If early indications are correct, moderate judge Sonia Sotomayor is running high in the rankings for President Obama’s first Supreme Court nomination. Sotomayor was first appointed to the federal bench in New York’s Sothern District by George H.W. Bush in 1992. In 1997, then President Bill Clinton nominated Sotomayor to replace J. Daniel Mahoney on the 2nd Circuit Court of Appeals.

Oddly enough, and even though her track record while serving on the federal bench showed her solidly moderate conservative, Senate Republicans held up the nomination for over a year by claiming that she was a “judicial activist.” Republicans openly fretted that confirmation to the 2nd Circuit would bring her a step closer to the Supreme Court. An anonymous Republican Senator even placed a block on the nomination. Finally, with court dockets swelling and pressure mounting from all sides, the opposition relented and Sotomayor was finally confirmed in October of 1998.

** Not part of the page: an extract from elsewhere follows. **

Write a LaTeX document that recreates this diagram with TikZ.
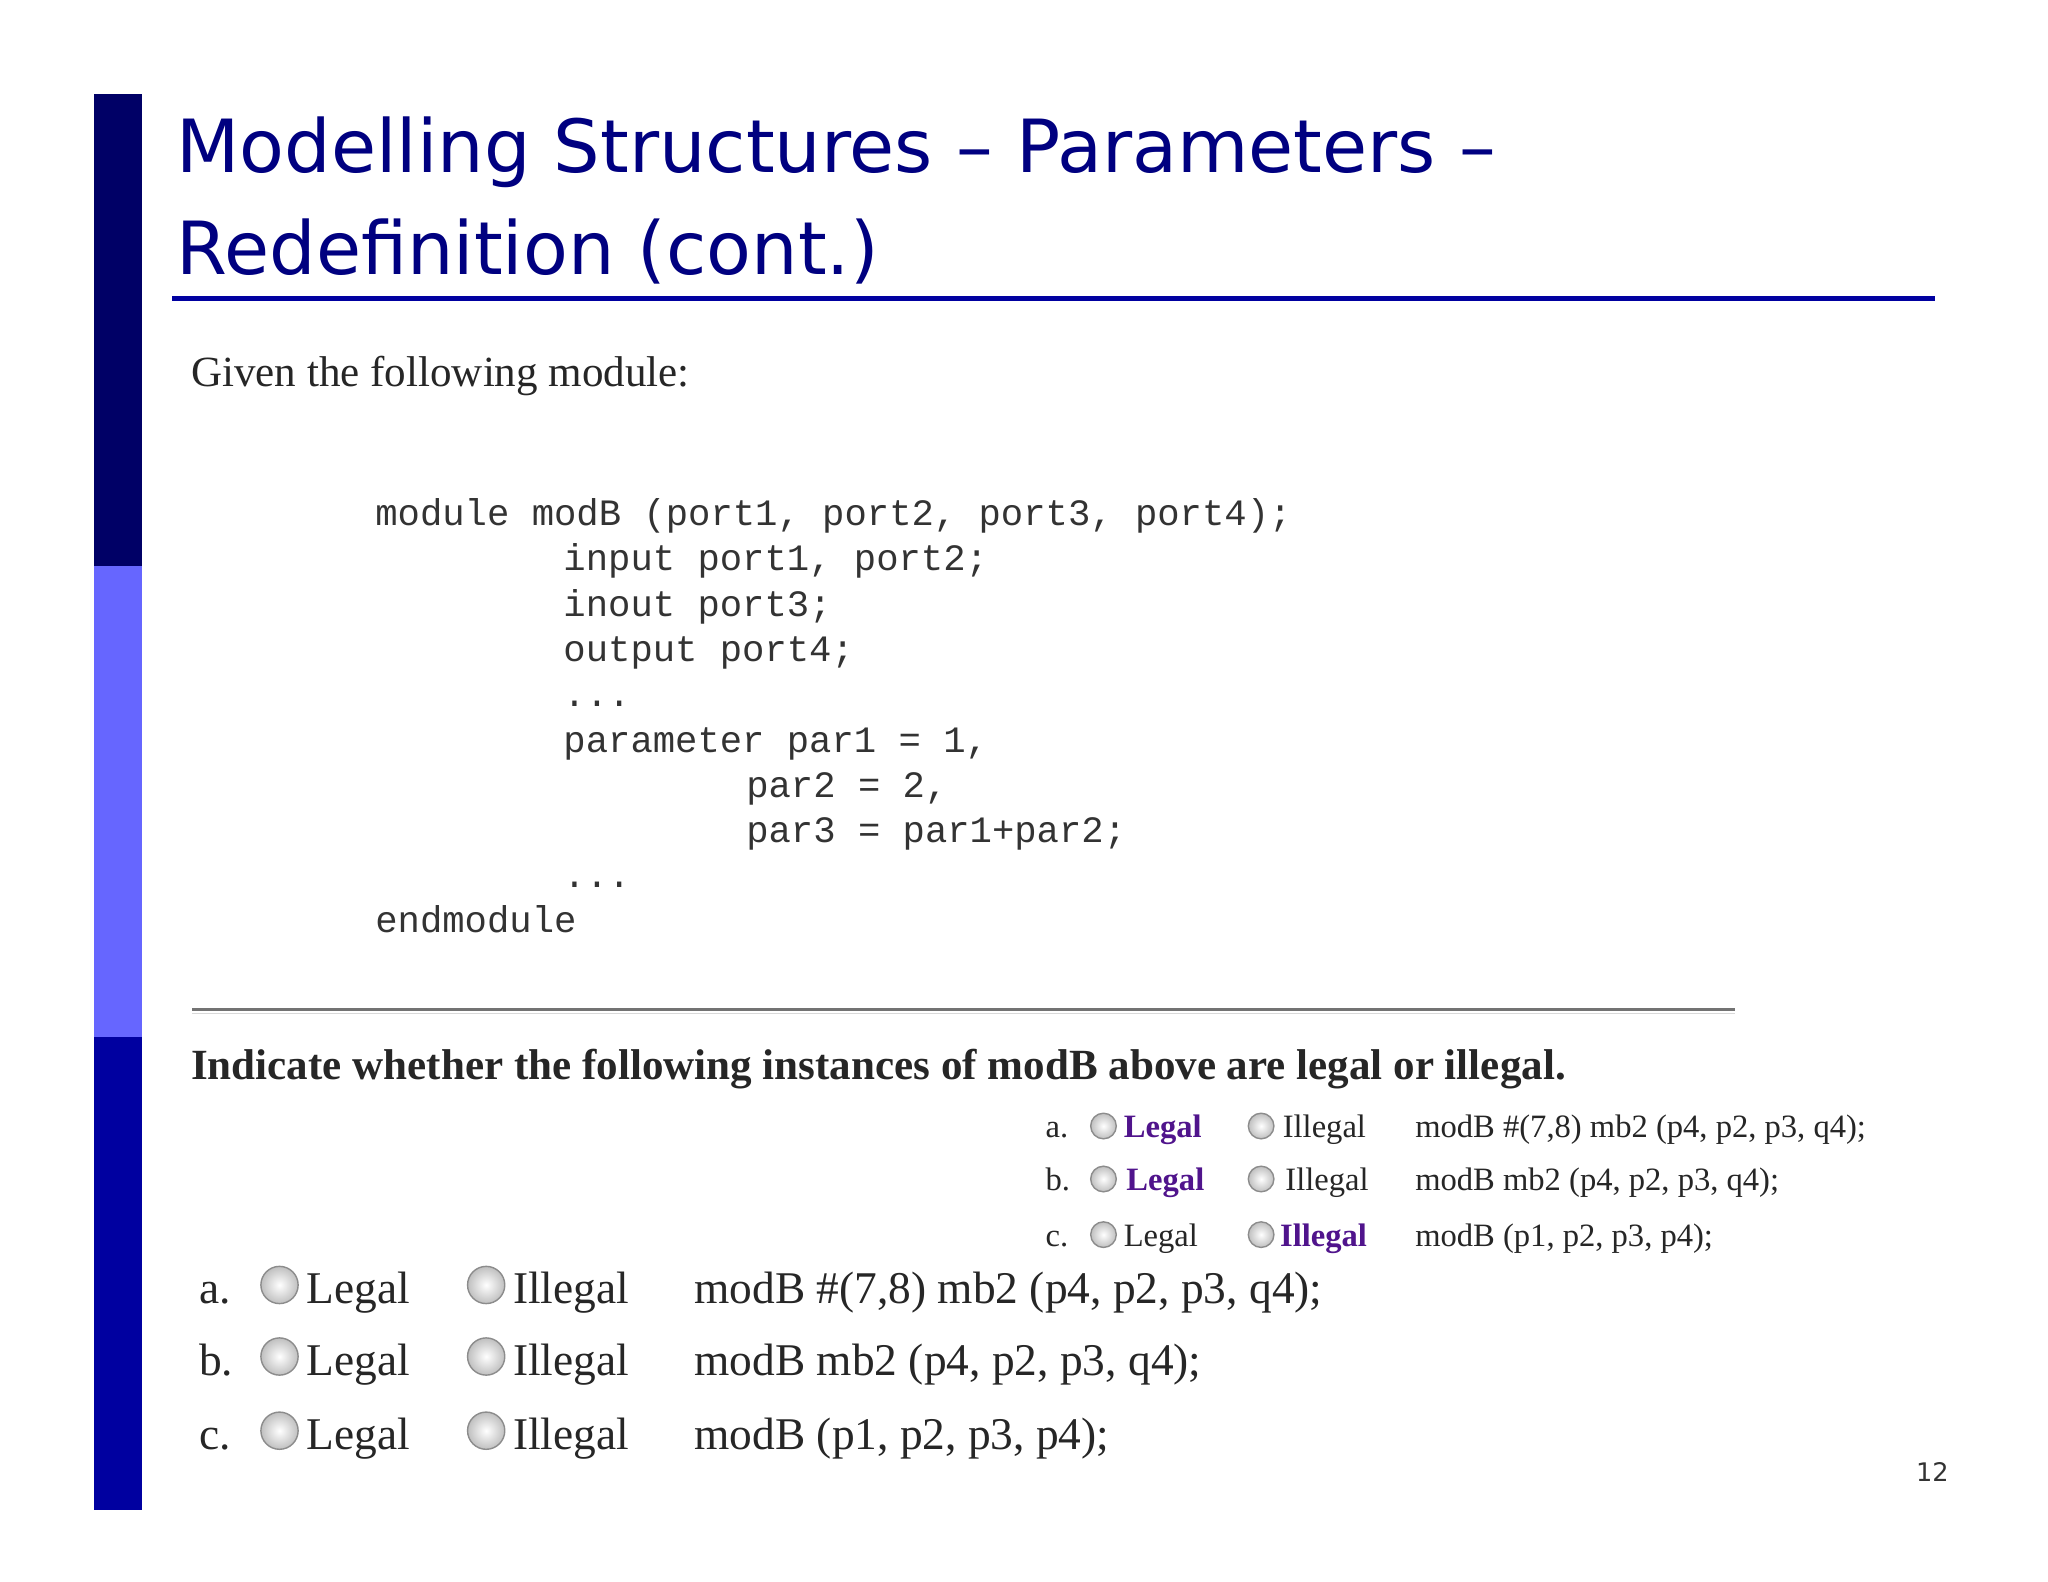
\documentclass[tikz,border=0pt]{standalone}
\usepackage{fontspec}
\setmainfont{Liberation Serif}
\newfontfamily\titlefont{DejaVu Sans}
\setmonofont{Liberation Mono}
\definecolor{navy}{RGB}{0,0,102}
\definecolor{lightb}{RGB}{102,102,255}
\definecolor{midb}{RGB}{0,0,160}
\definecolor{titleb}{RGB}{0,0,128}
\definecolor{purp}{RGB}{80,20,140}
\begin{document}
\begin{tikzpicture}[x=0.02cm,y=-0.02cm,
  tx/.style={anchor=base west,inner sep=0pt},
  code/.style={tx,font=\ttfamily\fontsize{16}{19}\selectfont,text=black!80},
  sm/.style={tx,font=\fontsize{14}{17}\selectfont,text=black!85},
  smb/.style={tx,font=\bfseries\fontsize{14}{17}\selectfont,text=purp},
  lg/.style={tx,font=\fontsize{19.5}{23}\selectfont,text=black!85},
  radio/.style={draw=black!45,inner color=white,outer color=black!25,line width=0.6pt,circle,inner sep=0pt}]
\useasboundingbox (0,0) rectangle (1546,1194);
\fill[white] (0,0) rectangle (1546,1194);
\fill[navy] (71,71) rectangle (107,427);
\fill[lightb] (71,427) rectangle (107,783);
\fill[midb] (71,783) rectangle (107,1140);
\node[tx,font=\titlefont\fontsize{31.5}{38}\selectfont,text=titleb] (t1) at (133,130) {Modelling Structures – Parameters –};
\node[tx,font=\titlefont\fontsize{31.5}{38}\selectfont,text=titleb] (t2) at (133,207) {Redefinition (cont.)};
\draw[line width=2.2pt,midb] (130,225) -- (1461,225);
\node[tx,font=\fontsize{18.5}{22}\selectfont,text=black!85] (given) at (144,292) {Given the following module:};
\node[code] (c1) at (283,397) {module modB (port1, port2, port3, port4);};
\node[code] (c2) at (425,431) {input port1, port2;};
\node[code] (c3) at (425,465) {inout port3;};
\node[code] (c4) at (425,499) {output port4;};
\node[code] (c5) at (425,533) {...};
\node[code] (c6) at (425,568) {parameter par1 = 1,};
\node[code] (c7) at (563,602) {par2 = 2,};
\node[code] (c8) at (563,636) {par3 = par1+par2;};
\node[code] (c9) at (425,670) {...};
\node[code] (c10) at (283,704) {endmodule};
\draw[black!55,line width=1pt] (145,762) -- (1310,762);
\draw[black!15,line width=0.6pt] (145,765) -- (1310,765);
\node[tx,font=\bfseries\fontsize{18.5}{22}\selectfont,text=black!85] (ind) at (144,815) {Indicate whether the following instances of modB above are legal or illegal.};
\foreach \y/\l/\cd [count=\i] in {859/a./{modB \#(7,8) mb2 (p4, p2, p3, q4);},899/b./{modB mb2 (p4, p2, p3, q4);},941/c./{modB (p1, p2, p3, p4);}}{
  \node[sm] (sl\i) at (789,\y) {\l};
  \node[radio,minimum size=11pt] (sr\i) at (833,\y-9) {};
  \node[radio,minimum size=11pt] (si\i) at (952,\y-9) {};
  \node[sm] (sc\i) at (1068,\y) {\cd};
}
\node[smb] (lega) at (848,859) {Legal};
\node[smb] (legb) at (850,899) {Legal};
\node[sm] (legc) at (848,941) {Legal};
\node[sm] (illa) at (968,859) {Illegal};
\node[sm] (illb) at (970,899) {Illegal};
\node[smb] (illc) at (966,941) {Illegal};
\foreach \y/\l/\cd [count=\i] in {984/a./{modB \#(7,8) mb2 (p4, p2, p3, q4);},1038/b./{modB mb2 (p4, p2, p3, q4);},1094/c./{modB (p1, p2, p3, p4);}}{
  \node[lg] (ll\i) at (150,\y) {\l};
  \node[radio,minimum size=16pt] (lr\i) at (211,\y-14) {};
  \node[lg] (lL\i) at (231,\y) {Legal};
  \node[radio,minimum size=16pt] (li\i) at (367,\y-14) {};
  \node[lg] (lI\i) at (387,\y) {Illegal};
  \node[lg] (lc\i) at (524,\y) {\cd};
}
\node[tx,font=\titlefont\fontsize{11}{13}\selectfont,text=black!80] (pg) at (1446,1118) {12};
\end{tikzpicture}
\end{document}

Although Sotomayor’s credentials are impeccable and she enjoys the broad base support of both political parties, it appears that her nomination will again be met with irrational resistance. This morning on FOX News, former Bush Chief of Staff Karl Rove called on conservatives to oppose the Sotomayor appointment regardless of her qualifications, calling her “more liberal than Souter.” Rove went on to grossly misrepresent her record on the 2nd Circuit. [Watch the video HERE]. I suppose when one is as far to the right as Rove, moderation must appear liberal.

Let us hope, if Sotomayor is indeed nominated, that the Senate displays more wisdom than Rove.